Discussing the article: "Neural networks made easy (Part 39): Go-Explore, a different approach to exploration"

 

Check out the new article: Neural networks made easy (Part 39): Go-Explore, a different approach to exploration.

We continue studying the environment in reinforcement learning models. And in this article we will look at another algorithm – Go-Explore, which allows you to effectively explore the environment at the model training stage.

The main idea of Go-Explore is to remember and return to promising states. This is fundamental for effective operation when the number of rewards is limited. This idea is so flexible and broad that it can be implemented in a variety of ways. 


Unlike most reinforcement learning algorithms, Go-Explore does not focus on directly solving the target problem, but rather on finding relevant states and actions in the state space that can lead to achieving the target state. To achieve this, the algorithm has two main phases: search and reuse.

The first phase is to go through all the states in the state space and record each state visited in a state "map". After this, the algorithm begins to study each visited state in more detail and to collect information about actions that can lead to other interesting states.

The second phase is to reuse previously learned states and actions to find new solutions. The algorithm stores the most successful trajectories and uses them to generate new states that can lead to even more successful solutions.

Author: Dmitriy Gizlyk

 
Hi. Faza 1 worked in the tester and created one empty file in the shared folder GoExploer. bd. Faza 2 is not attached to the chart.
 
On the second attempt, the process started. The start date was set far away, set it as you have one month.
 
star-ik #:
On the second attempt, the process started.
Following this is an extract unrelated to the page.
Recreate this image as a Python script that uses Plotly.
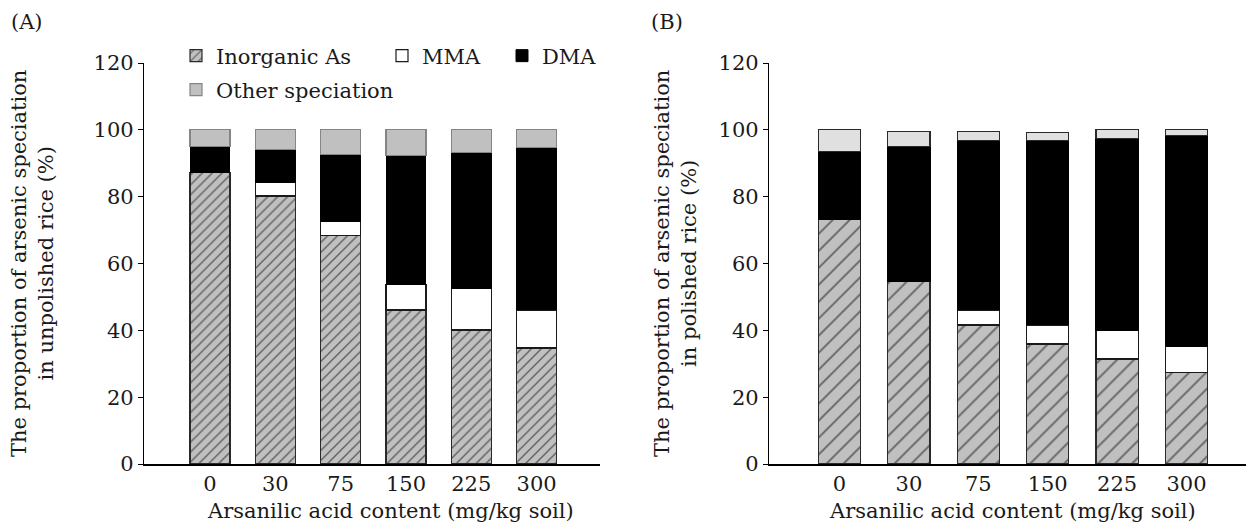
import plotly.graph_objects as go

categories = ["0", "30", "75", "150", "225", "300"]

# Panel A: unpolished rice (%)
a_inorganic = [87.2, 80.2, 68.5, 46.1, 40.1, 34.7]
a_mma = [0.0, 4.0, 4.0, 7.5, 12.5, 11.4]
a_dma = [7.8, 9.8, 20.2, 38.8, 40.5, 48.6]
a_other = [5.0, 6.0, 7.3, 7.6, 7.0, 5.3]

# Panel B: polished rice (%)
b_inorganic = [73.1, 54.6, 41.6, 35.9, 31.4, 27.5]
b_mma = [0.0, 0.0, 4.5, 5.7, 8.5, 7.8]
b_dma = [20.4, 40.4, 50.7, 55.1, 57.6, 62.9]
b_other = [6.5, 4.5, 2.7, 2.6, 2.5, 1.8]

yticks = [0, 20, 40, 60, 80, 100, 120]
x_title = "Arsanilic acid content (mg/kg soil)"
ya_title = "The proportion of arsenic speciation<br>in unpolished rice (%)"
yb_title = "The proportion of arsenic speciation<br>in polished rice (%)"

FONT = "DejaVu Serif"
FS = 21
TXT = "#1a1a1a"

fig = go.Figure()


def add_panel(xa, ya, inorg, mma, dma, other, hatch_size, hatch_sol, other_fill, other_line, legend):
    w = 0.61
    common = dict(x=categories, xaxis=xa, yaxis=ya, width=w)
    fig.add_trace(go.Bar(
        y=inorg, name="Inorganic As", showlegend=legend, legend="legend",
        marker=dict(color="#c0c0c0",
                    pattern=dict(shape="/", bgcolor="#c0c0c0", fgcolor="black",
                                 size=hatch_size, solidity=hatch_sol),
                    line=dict(color="#2a2a2a", width=1.2)),
        **common))
    fig.add_trace(go.Bar(
        y=mma, name="MMA", showlegend=legend, legend="legend3",
        marker=dict(color="white", line=dict(color="#1a1a1a", width=1.2)),
        **common))
    fig.add_trace(go.Bar(
        y=dma, name="DMA", showlegend=legend, legend="legend4",
        marker=dict(color="black", line=dict(color="black", width=1)),
        **common))
    fig.add_trace(go.Bar(
        y=other, name="Other speciation", showlegend=legend, legend="legend2",
        marker=dict(color=other_fill, line=dict(color=other_line, width=1.2)),
        **common))


add_panel("x", "y", a_inorganic, a_mma, a_dma, a_other, 7, 0.2, "#c0c0c0", "#858585", True)
add_panel("x2", "y2", b_inorganic, b_mma, b_dma, b_other, 12, 0.14, "#e0e0e0", "#2a2a2a", False)

# The page body adds an 8 px offset; the figure is drawn 8 px smaller and all
# positions below are given in screen pixels, shifted by that offset.
OFF = 8
W, H = 1254 - OFF, 525 - OFF


def fx(p):
    return (p - OFF) / W


def fy(p):
    return 1 - (p - OFF) / H


xcommon = dict(showline=True, linecolor="black", linewidth=1.5, ticks="",
               showgrid=False, zeroline=False, type="category", automargin=False,
               tickfont=dict(family=FONT, size=FS, color=TXT))
ycommon = dict(showline=True, linecolor="black", linewidth=1.2, ticks="outside",
               ticklen=5, tickcolor="black", tickwidth=1.2, showgrid=False,
               zeroline=False, range=[0, 120], tickvals=yticks, automargin=False,
               tickfont=dict(family=FONT, size=FS, color=TXT))

legend_common = dict(orientation="h", xanchor="left", yanchor="middle",
                     font=dict(family=FONT, size=FS, color=TXT),
                     bgcolor="rgba(0,0,0,0)", itemwidth=30)


def ann(text, x, y, angle=0, anchor="center", yanchor="middle"):
    return dict(text=text, x=fx(x), y=fy(y), xref="paper", yref="paper",
                xanchor=anchor, yanchor=yanchor, showarrow=False, textangle=angle,
                borderpad=0, font=dict(family=FONT, size=FS, color=TXT))


fig.update_layout(
    width=W, height=H,
    margin=dict(l=0, r=0, t=0, b=0, autoexpand=False),
    paper_bgcolor="white", plot_bgcolor="white",
    barmode="stack",
    font=dict(family=FONT, size=FS, color=TXT),
    xaxis=dict(domain=[fx(144), fx(600)], range=[-1.01, 5.97], anchor="y", **xcommon),
    yaxis=dict(domain=[fy(464), fy(63)], anchor="x", **ycommon),
    xaxis2=dict(domain=[fx(769), fx(1250)], range=[-1.016, 5.915], anchor="y2", **xcommon),
    yaxis2=dict(domain=[fy(464), fy(63)], anchor="x2", **ycommon),
    legend=dict(x=fx(176), y=fy(56), **legend_common),
    legend3=dict(x=fx(382), y=fy(56), **legend_common),
    legend4=dict(x=fx(502), y=fy(56), **legend_common),
    legend2=dict(x=fx(176), y=fy(90), **legend_common),
    annotations=[
        ann("(A)", 10, 9, anchor="left", yanchor="top"),
        ann("(B)", 650, 9, anchor="left", yanchor="top"),
        ann(x_title, 390, 511),
        ann(x_title, 1012, 511),
        ann(ya_title, 33, 264, angle=-90),
        ann(yb_title, 676, 264, angle=-90),
    ],
)

fig.write_html("out.html")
The start date was set far away, I set it as you have one month.
What's the result?
 
More or less. But the drawdowns are big. He opens a deal and waits a long time for a favourable moment to close it. Often refills. Very rarely sells, always only buys. The arrows are on every bar. As soon as the market starts working, I will try it on demo.
 
On the demo, he's specifically minus. It fills up at every opening of a new bar. I don't understand how he made a plus in the tester.
 
star-ik #:
On the demo he's specifically minus. It fills up at every opening of a new bar. I don't understand how it went to plus in the tester.

thanks

 
star-ik #:
On the demo he's specifically minus. It fills up at every opening of a new bar. I don't understand how he was making a plus in the tester.

Ahahahah))))

Groundhog Day.


I sympathise with you.

Try to press the "Start" button in the strategy tester several times. You'll be surprised.

 

Good afternoon Dimitri. Thank you for such a wonderful series of articles. I have tried all your Expert Advisors, but I have a problem with the latest ones.
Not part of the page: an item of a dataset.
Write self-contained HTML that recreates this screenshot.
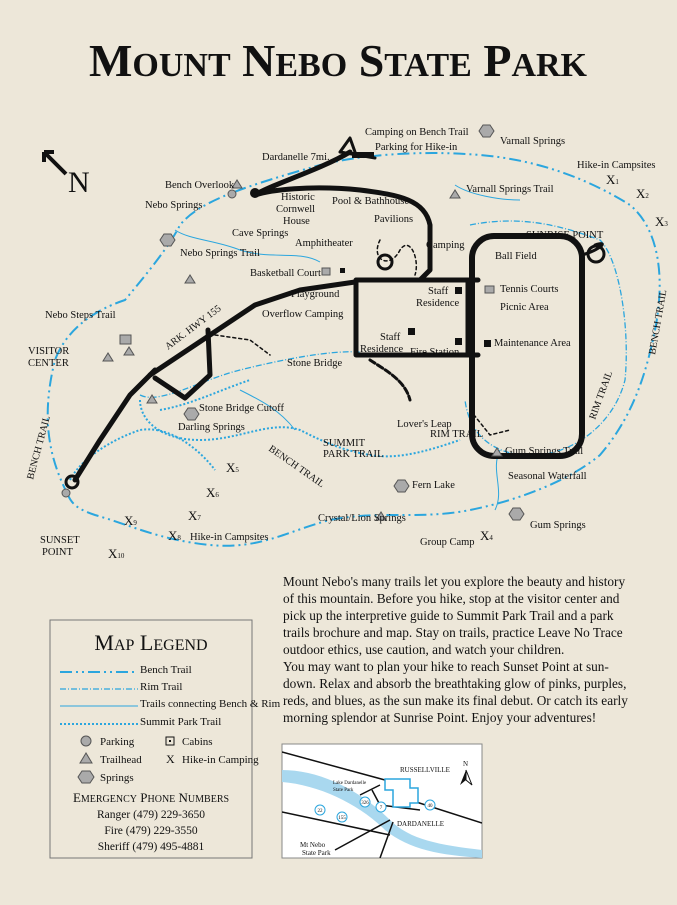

The Expert Advisor from article 36 (the one with the largest neural network) passes the test in the tester, but the video card does not load during the test and the Expert Advisor does not try to trade. The balance graph does not change. There are no errors in the tester log. 1 kb files appear in the Common\Files folder.

Expert Advisors from articles 37, 38 are not tested at all. The test is started, but there is no progress. At the same time, the video card is loaded at 100%. And so on until the MT5 process is killed in the Manager. No files are created in Common\Files. There are no errors in the tester.

The Expert Advisor from this article Faza1 passes the test correctly without errors in the log, but the file GoExploer.bd is also created with the size of 1kb.

Can you please tell me where to dig? Other Expert Advisors from this series of articles (which are thrown on the chart) work normally and are considered as a video card. Video card RTX 3060 c 12Gb.

 
Viktor Kudriavtsev #:

The Expert Advisor from this article Faza1 also passes the test correctly without errors in the log, but the GoExploer.bd file is also created with the size of 1kb.


The Faza1 Expert Advisor adds data to the database only with positive profit according to the test results. If all passes were unprofitable, it will not save anything. Try to run it several times in optimisation mode.
 
star-ik #:
On the demo he's specifically minus. It fills up at every opening of a new bar. I don't understand how he made a plus in the tester.

What is the training period? A short training period allows only to see if the model can learn. But not such experience is not enough to interpolate it to future states of the system.